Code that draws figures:
● ● ● ●
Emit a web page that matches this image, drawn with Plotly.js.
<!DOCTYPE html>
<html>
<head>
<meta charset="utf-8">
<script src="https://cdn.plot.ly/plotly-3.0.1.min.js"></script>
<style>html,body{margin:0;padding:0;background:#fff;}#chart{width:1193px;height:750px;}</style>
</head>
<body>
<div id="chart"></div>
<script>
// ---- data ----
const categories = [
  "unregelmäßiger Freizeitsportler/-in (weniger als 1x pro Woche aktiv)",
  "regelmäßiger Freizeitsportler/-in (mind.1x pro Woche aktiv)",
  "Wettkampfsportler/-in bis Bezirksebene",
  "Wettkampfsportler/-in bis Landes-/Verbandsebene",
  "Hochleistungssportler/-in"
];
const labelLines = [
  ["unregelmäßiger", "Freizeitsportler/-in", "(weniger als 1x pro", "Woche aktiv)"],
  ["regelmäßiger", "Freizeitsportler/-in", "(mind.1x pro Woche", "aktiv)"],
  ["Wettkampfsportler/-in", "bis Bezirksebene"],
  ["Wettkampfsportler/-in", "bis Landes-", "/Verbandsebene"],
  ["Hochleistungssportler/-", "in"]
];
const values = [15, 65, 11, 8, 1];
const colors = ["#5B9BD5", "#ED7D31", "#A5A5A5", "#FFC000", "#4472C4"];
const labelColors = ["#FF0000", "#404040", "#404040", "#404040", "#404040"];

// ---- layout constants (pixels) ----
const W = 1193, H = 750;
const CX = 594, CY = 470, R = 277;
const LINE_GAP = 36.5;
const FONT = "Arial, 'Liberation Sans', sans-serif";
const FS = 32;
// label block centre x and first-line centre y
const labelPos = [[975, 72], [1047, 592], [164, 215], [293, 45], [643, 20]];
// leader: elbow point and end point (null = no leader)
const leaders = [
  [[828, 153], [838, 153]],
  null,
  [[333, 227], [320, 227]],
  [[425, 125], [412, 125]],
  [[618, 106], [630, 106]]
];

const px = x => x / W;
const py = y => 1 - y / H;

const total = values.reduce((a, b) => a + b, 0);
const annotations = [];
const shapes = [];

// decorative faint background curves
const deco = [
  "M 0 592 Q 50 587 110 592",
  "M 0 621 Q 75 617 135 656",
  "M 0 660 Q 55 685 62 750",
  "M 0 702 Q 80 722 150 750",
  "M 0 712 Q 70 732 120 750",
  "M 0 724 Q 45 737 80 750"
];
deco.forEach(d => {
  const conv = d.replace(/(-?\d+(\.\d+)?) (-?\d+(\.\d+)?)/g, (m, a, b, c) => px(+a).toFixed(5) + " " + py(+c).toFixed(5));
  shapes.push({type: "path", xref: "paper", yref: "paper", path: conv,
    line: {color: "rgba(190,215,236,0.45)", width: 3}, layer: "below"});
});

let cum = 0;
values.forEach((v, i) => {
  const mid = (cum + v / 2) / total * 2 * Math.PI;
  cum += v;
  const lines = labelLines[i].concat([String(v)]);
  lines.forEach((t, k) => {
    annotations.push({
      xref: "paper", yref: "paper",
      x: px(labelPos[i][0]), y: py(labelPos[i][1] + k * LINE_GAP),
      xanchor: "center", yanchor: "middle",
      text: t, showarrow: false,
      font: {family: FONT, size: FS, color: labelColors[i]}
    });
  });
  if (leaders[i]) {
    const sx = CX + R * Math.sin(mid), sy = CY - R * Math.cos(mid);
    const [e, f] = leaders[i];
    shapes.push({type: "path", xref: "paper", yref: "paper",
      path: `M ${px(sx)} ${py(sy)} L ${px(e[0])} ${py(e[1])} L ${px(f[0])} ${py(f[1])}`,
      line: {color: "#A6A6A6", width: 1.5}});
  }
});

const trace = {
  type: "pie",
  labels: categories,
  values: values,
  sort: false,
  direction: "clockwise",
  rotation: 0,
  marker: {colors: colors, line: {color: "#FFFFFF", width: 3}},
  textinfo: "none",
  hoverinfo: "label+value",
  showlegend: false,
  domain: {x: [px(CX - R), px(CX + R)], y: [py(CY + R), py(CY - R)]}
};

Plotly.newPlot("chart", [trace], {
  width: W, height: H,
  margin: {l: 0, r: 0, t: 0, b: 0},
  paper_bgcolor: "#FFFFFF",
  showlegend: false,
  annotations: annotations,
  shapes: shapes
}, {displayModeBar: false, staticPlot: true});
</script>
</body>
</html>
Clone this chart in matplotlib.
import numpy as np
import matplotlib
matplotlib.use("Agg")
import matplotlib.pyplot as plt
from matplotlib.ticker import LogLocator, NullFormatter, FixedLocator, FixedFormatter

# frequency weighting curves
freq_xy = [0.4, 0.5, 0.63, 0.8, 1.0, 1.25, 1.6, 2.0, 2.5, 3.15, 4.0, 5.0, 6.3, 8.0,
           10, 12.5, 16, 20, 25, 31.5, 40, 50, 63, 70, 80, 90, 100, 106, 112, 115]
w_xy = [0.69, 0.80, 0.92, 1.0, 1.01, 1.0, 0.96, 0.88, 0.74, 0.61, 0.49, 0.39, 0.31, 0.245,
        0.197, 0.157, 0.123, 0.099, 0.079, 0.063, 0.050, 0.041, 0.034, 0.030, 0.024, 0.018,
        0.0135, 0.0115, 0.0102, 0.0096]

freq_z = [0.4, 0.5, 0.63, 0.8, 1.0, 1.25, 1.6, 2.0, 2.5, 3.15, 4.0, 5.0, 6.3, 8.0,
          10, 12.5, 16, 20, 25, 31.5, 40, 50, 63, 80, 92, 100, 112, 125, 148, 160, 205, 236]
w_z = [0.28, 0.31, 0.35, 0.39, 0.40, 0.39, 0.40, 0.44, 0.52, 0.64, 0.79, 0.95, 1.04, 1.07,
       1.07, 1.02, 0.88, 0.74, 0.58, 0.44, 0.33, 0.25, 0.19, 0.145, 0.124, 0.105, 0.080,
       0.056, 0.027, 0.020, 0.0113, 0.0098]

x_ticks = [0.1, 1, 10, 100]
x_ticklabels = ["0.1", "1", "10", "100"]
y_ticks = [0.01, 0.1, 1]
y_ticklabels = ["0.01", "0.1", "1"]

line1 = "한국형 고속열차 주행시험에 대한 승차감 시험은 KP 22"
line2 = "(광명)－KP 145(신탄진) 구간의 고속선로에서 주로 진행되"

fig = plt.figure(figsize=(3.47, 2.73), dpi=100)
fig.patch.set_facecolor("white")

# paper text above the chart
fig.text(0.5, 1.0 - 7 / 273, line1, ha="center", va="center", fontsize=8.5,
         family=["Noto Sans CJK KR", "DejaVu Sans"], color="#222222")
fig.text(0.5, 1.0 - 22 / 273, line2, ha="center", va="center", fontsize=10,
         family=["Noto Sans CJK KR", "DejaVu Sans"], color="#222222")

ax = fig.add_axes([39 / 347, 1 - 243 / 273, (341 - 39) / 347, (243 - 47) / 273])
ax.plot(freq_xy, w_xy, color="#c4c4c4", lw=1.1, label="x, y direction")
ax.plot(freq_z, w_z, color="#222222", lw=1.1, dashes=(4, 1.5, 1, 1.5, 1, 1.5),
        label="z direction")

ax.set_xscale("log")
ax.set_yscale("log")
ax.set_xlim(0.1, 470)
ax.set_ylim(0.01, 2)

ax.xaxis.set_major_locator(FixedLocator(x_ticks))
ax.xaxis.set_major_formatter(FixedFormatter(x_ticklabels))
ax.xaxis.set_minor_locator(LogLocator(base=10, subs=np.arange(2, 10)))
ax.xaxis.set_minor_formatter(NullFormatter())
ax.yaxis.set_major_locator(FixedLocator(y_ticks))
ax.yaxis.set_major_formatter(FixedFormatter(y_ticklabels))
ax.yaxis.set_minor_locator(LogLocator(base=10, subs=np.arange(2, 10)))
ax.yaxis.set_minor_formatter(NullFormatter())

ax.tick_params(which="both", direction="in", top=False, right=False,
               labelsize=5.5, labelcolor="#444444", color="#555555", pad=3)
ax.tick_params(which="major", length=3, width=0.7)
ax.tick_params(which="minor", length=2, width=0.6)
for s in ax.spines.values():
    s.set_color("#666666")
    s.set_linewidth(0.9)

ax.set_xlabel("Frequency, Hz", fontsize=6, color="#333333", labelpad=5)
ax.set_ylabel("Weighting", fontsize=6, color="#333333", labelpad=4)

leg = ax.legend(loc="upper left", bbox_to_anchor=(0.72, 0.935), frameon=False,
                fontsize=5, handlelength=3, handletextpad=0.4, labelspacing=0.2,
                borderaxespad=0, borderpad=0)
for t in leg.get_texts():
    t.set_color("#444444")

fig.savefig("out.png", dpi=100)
● ● ● ●
[What you are asked to do]:
Look back at the entries above. Retype the line with "Clone this chart in matplotlib.", the line with "0.0135, 0.0115, 0.0102, 0.0096]", and all lines in between.

[Answer for the task]:
Clone this chart in matplotlib.
import numpy as np
import matplotlib
matplotlib.use("Agg")
import matplotlib.pyplot as plt
from matplotlib.ticker import LogLocator, NullFormatter, FixedLocator, FixedFormatter

# frequency weighting curves
freq_xy = [0.4, 0.5, 0.63, 0.8, 1.0, 1.25, 1.6, 2.0, 2.5, 3.15, 4.0, 5.0, 6.3, 8.0,
           10, 12.5, 16, 20, 25, 31.5, 40, 50, 63, 70, 80, 90, 100, 106, 112, 115]
w_xy = [0.69, 0.80, 0.92, 1.0, 1.01, 1.0, 0.96, 0.88, 0.74, 0.61, 0.49, 0.39, 0.31, 0.245,
        0.197, 0.157, 0.123, 0.099, 0.079, 0.063, 0.050, 0.041, 0.034, 0.030, 0.024, 0.018,
        0.0135, 0.0115, 0.0102, 0.0096]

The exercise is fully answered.